Intitulé «À qui appartient Albert Schweitzer ? » et sous titré «L’hôpital dans la forêt : 100 ans après», le film indique que, du fait d’un manque chronique de ressources financières et de luttes de pouvoir, la structure sanitaire vieillotte ne fonctionne qu’approximativement et risque de s’éteindre si jamais elle venait à être cédée au Gabon. Gabrielle Köstler Kull demande au «nom de quoi est-ce que des fondations et associations caritatives de la planète entière devraient soutenir une clinique privée qui est, aujourd’hui, en grande partie financée par l’état gabonais ? Est-ce une façon de préserver l’héritage d’Albert ? Est-ce parce que son œuvre doit continuer à vivre dans ce microcosme utopique ? Est-ce pour qu’un lieu symbole de l’humanisme ne meure pas ? Pourquoi ne pas remettre au peuple ce qui lui appartient déjà ?» La cinéaste souligne que «ces questions iconoclastes vont certainement susciter l’indignation de la communauté mondiale Albert Schweitzer, mais elles méritent d’être posées. Il va de soi que le patrimoine intellectuel d’un génie universel de la trempe d’Albert Schweitzer doit être préservé et fructifié» mais pas dans un contexte où cet hôpital marche très mal et n’est vraiment plus en conformité avec les idéaux humanistes du «Grand Blanc de Lambaréné».

A coups de témoignages, d’images d’archives et d’un reportage à Lambaréné, Gabrielle Köstler Kull démontre que les appareils de diagnostic ne fonctionnent pas, qu’il n’y a pas assez de tubes respiratoires pour les patients, que l’hôpital manque de tout et que personne ne semble s’en soucier. Dans le service de pédiatrie, tous les incubateurs sont inutilisables. Une scène du documentaire montre des sages-femmes en colère qui font fonctionner une couveuse en y plaçant des bouteilles d’eau chaude. Le système D dans une maternité alors que «chaque membre de la nouvelle direction de l’hôpital roule carrosse.»
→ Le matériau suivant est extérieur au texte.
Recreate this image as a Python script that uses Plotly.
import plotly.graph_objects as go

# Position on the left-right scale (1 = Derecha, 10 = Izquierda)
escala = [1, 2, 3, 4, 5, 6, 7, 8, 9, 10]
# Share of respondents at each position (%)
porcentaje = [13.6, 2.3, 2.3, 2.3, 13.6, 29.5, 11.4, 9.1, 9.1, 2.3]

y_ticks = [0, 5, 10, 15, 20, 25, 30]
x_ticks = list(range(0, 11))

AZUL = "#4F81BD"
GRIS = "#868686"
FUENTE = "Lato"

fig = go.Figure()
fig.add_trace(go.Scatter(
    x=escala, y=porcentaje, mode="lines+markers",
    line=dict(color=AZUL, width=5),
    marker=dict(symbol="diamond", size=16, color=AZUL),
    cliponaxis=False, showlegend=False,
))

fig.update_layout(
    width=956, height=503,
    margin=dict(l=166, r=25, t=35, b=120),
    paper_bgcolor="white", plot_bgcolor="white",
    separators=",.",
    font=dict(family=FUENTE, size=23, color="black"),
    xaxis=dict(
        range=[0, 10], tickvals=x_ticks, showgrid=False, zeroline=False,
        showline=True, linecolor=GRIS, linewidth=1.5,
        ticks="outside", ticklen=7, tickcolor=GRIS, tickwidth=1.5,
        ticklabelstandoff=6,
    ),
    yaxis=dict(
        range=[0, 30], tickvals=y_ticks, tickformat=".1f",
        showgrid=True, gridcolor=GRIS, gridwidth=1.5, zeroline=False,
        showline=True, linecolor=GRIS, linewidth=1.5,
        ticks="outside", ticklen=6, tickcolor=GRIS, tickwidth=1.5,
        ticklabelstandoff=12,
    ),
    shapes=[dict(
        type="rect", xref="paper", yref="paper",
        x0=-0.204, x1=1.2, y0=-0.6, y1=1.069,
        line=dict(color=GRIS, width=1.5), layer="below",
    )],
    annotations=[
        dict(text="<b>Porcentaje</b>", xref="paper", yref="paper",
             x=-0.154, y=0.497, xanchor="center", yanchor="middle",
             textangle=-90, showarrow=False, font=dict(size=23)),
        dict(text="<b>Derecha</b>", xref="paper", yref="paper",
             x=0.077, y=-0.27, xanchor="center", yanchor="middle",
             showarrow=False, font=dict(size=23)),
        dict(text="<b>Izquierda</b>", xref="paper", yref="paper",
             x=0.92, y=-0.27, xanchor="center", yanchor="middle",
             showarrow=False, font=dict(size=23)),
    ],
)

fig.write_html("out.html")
En 2011, suite aux mouvements de revendication du personnel, le dernier directeur européen, Marc Libessard, de nationalité française, a été remplacé par un Gabonais. Mais les choses n’ont fait qu’empirer : la gestion des fonds récoltés auprès des donateurs internationaux baigne dans le flou total, l’hôpital est quasiment en faillite et ne répond pas du tout aux normes de fonctionnement d’un hôpital privé dans un pays aussi riche que le Gabon. Il y règne un climat délétère entre les employés, ses infrastructures sont déficientes et anachroniques tandis que les soins médicaux laisseraient également à désirer.
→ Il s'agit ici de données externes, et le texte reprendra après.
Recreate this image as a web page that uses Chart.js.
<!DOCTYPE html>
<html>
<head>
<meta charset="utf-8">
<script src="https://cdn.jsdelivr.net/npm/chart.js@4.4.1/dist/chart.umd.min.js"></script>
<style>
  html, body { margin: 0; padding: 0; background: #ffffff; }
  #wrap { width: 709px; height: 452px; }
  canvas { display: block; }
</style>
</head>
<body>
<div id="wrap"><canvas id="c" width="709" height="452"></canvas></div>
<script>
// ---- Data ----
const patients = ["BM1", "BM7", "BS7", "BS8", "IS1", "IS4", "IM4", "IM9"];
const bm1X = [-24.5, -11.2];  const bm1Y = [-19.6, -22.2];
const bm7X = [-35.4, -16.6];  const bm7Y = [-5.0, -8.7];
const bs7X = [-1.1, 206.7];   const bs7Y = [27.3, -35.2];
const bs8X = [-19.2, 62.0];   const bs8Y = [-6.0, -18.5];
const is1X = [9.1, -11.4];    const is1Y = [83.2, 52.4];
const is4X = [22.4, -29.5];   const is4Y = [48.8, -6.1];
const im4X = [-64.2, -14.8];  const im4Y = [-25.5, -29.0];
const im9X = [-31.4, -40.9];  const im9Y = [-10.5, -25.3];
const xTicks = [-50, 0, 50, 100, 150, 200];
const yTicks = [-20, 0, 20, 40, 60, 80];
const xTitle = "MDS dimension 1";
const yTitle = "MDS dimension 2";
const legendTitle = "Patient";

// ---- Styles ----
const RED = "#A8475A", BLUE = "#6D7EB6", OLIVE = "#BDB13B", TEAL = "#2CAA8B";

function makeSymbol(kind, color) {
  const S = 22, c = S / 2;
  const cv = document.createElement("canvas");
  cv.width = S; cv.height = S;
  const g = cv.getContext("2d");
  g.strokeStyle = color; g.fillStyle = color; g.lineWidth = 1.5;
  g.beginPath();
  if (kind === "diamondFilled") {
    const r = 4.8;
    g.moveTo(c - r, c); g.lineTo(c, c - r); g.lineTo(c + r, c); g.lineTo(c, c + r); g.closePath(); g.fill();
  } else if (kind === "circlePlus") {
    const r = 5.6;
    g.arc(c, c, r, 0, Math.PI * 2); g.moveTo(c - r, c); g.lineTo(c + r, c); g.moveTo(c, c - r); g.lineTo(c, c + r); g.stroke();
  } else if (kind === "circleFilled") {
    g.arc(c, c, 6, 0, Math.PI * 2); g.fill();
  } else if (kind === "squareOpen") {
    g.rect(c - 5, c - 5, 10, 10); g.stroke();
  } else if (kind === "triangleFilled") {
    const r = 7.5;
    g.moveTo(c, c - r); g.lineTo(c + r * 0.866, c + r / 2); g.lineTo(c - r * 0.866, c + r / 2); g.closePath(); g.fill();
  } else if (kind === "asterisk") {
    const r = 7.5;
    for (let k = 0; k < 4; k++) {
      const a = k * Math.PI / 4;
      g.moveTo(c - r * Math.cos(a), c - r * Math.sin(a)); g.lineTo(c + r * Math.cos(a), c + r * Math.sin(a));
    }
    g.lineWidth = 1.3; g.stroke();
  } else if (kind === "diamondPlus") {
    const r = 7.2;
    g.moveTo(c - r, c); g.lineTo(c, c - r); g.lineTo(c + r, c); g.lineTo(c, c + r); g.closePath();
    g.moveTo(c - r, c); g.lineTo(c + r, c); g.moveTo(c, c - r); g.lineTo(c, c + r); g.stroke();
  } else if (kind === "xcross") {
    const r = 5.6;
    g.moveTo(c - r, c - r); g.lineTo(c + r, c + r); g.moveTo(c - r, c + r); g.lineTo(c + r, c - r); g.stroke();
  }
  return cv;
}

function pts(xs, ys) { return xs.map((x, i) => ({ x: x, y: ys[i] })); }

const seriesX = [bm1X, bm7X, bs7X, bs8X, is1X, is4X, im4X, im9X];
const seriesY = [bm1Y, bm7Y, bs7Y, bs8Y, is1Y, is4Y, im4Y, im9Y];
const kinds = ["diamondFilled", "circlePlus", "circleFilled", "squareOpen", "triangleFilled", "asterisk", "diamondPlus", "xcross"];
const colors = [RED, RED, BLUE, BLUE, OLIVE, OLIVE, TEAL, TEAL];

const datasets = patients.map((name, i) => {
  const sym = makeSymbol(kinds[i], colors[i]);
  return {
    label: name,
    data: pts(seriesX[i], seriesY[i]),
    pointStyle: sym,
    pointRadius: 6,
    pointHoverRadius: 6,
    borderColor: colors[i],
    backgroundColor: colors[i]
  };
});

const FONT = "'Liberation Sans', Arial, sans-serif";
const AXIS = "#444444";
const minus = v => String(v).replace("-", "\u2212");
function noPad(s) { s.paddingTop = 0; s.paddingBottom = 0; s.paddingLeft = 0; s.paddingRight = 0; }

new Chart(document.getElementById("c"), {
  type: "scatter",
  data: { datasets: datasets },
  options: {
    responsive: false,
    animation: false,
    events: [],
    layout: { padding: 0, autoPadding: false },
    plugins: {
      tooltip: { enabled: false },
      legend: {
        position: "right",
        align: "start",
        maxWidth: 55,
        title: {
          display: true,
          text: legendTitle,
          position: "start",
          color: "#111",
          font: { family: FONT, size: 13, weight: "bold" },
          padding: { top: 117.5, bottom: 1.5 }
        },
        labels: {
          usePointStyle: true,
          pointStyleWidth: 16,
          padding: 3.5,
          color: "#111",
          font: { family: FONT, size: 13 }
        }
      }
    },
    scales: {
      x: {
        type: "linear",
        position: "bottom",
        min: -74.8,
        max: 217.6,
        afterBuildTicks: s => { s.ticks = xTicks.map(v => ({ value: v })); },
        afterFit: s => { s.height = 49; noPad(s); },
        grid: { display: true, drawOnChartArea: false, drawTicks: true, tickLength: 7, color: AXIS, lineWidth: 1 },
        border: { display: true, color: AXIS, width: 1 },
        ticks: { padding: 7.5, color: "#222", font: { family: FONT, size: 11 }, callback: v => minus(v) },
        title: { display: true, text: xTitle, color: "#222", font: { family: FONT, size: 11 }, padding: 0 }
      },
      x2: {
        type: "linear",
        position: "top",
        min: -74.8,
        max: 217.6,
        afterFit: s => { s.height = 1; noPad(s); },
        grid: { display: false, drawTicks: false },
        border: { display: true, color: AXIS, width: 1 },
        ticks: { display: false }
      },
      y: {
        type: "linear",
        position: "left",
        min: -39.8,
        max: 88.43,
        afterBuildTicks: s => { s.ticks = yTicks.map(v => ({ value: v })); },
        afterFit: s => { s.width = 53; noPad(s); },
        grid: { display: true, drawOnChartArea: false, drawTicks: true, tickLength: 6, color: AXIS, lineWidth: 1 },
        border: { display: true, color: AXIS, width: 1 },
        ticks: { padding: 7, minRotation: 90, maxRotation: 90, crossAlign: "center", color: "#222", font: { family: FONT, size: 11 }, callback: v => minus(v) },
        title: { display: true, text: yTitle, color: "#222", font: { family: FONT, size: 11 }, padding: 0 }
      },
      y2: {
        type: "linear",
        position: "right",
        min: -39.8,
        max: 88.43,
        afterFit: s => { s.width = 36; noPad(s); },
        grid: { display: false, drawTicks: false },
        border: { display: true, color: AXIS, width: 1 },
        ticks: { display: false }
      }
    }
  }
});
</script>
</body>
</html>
Soutenant, le travail de la réalisatrice Suisse, d’autres voix dénoncent la totale soumission de l’hôpital au pouvoir : «Sylvia Bongo étant l’organisatrice des festivités gabonaises de ce centenaire avec des dépenses qui pourraient être utilisées à meilleur escient, même si avec Vamed, groupe autrichien spécialiste en infrastructures hospitalières, des moyens publics sont consacrés à la construction d’un hôpital neuf», note un membre Suisse de la Fondation Schweitzer. En effet, le laboratoire de recherches de l’hôpital Albert Schweitzer qui compte une quarantaine de chercheurs du monde entier va bénéficier de la livraison, prévu pour mars courant, d’un bâtiment flambant neuf.
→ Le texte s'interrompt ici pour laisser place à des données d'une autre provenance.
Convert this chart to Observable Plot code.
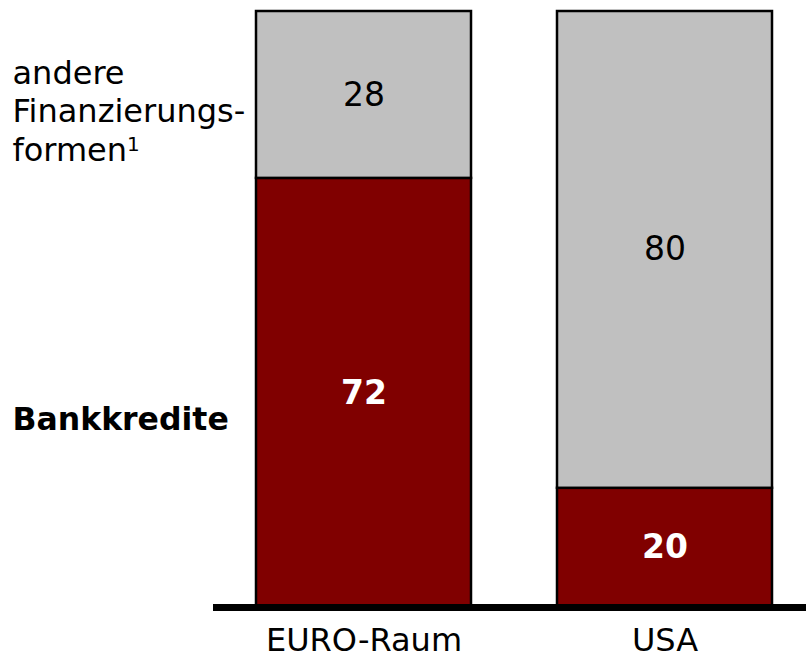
<!DOCTYPE html>
<html>
<head>
<meta charset="utf-8">
<script src="https://cdn.jsdelivr.net/npm/d3@7"></script>
<script src="https://cdn.jsdelivr.net/npm/@observablehq/plot@0.6"></script>
<style>
  html, body { margin: 0; padding: 0; background: #fff; }
  #chart svg { display: block; }
</style>
</head>
<body>
<div id="chart"></div>
<script>
// Data
const regions = ["EURO-Raum", "USA"];
const bankkredite = [72, 20];          // Bankkredite (%)
const andereFormen = [28, 80];         // andere Finanzierungsformen (%)
const seriesNames = ["Bankkredite", "andere Finanzierungsformen"];
const seriesColors = ["#800000", "#c0c0c0"];
const seriesLegend = ["Bankkredite", "andere\nFinanzierungs-\nformen"];

// Build stacked table
const rows = [];
regions.forEach((r, i) => {
  const vals = [bankkredite[i], andereFormen[i]];
  let base = 0;
  vals.forEach((v, j) => {
    rows.push({region: r, series: seriesNames[j], value: v, y1: base, y2: base + v, mid: base + v / 2});
    base += v;
  });
});

const font = "'DejaVu Sans', Verdana, sans-serif";

const chart = Plot.plot({
  width: 806,
  height: 659,
  marginTop: 11,
  marginBottom: 52,
  marginLeft: 256,
  marginRight: 34,
  style: {fontFamily: font, fontSize: "32px", background: "#fff", color: "#000"},
  x: {domain: regions, paddingInner: 0.286, paddingOuter: 0, label: null},
  y: {domain: [0, 100], axis: null},
  color: {domain: seriesNames, range: seriesColors},
  marks: [
    Plot.axisX({tickSize: 0, tickPadding: 21, fontSize: 32, label: null}),
    Plot.rectY(rows, {x: "region", y1: "y1", y2: "y2", fill: "series", stroke: "black", strokeWidth: 2.5}),
    Plot.text(rows.filter(d => d.series === "Bankkredite"), {
      x: "region", y: "mid", text: d => String(d.value), fill: "white", fontWeight: "bold", fontSize: 33
    }),
    Plot.text(rows.filter(d => d.series !== "Bankkredite"), {
      x: "region", y: "mid", text: d => String(d.value), fill: "black", fontSize: 33
    }),
    Plot.ruleY([0], {stroke: "black", strokeWidth: 7, insetLeft: -43, insetRight: -34}),
    // left-hand series labels
    Plot.text([seriesLegend[0]], {
      frameAnchor: "left", y: [31.5], text: d => d, dx: -244, textAnchor: "start",
      fontWeight: "bold", fontSize: 31.5, fill: "black"
    }),
    Plot.text([seriesLegend[1]], {
      frameAnchor: "left", y: [83.5], text: d => d, dx: -244, textAnchor: "start",
      fontSize: 32, lineHeight: 1.21, fill: "black", className: "other-label"
    })
  ]
});

// superscript footnote marker "1" after "formen"
d3.select(chart).selectAll("g.other-label tspan")
  .filter(function() { return this.textContent === "formen"; })
  .append("tspan")
  .attr("dy", "-0.5em")
  .attr("font-size", "20px")
  .text("1");

document.getElementById("chart").appendChild(chart);
</script>
</body>
</html>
L’hôpital Schweitzer n’est pourtant pas si mal famé auprès des populations de Lambaréné et même du Gabon tout entier qui y font le voyage pour se faire soigner de maladies dont elles n’ont été guéries nulle part ailleurs dans le pays. Si le village de la léproserie est entretenu pour rester tel qu’à l’époque du «plus grand humanitaire de l’histoire», l’hôpital n’est pas en dessous des normes sanitaires gabonaises, qui ne sont pas celles de la Suisse. Le film de Gabrielle Köstler Kull, qui semble n’éclairer que la face sombre des choses, devrait sortir en salle en octobre prochain et être diffusé sur des chaînes européennes (SRF, Arte, 3Sat, ORF et FR3) en décembre 2013.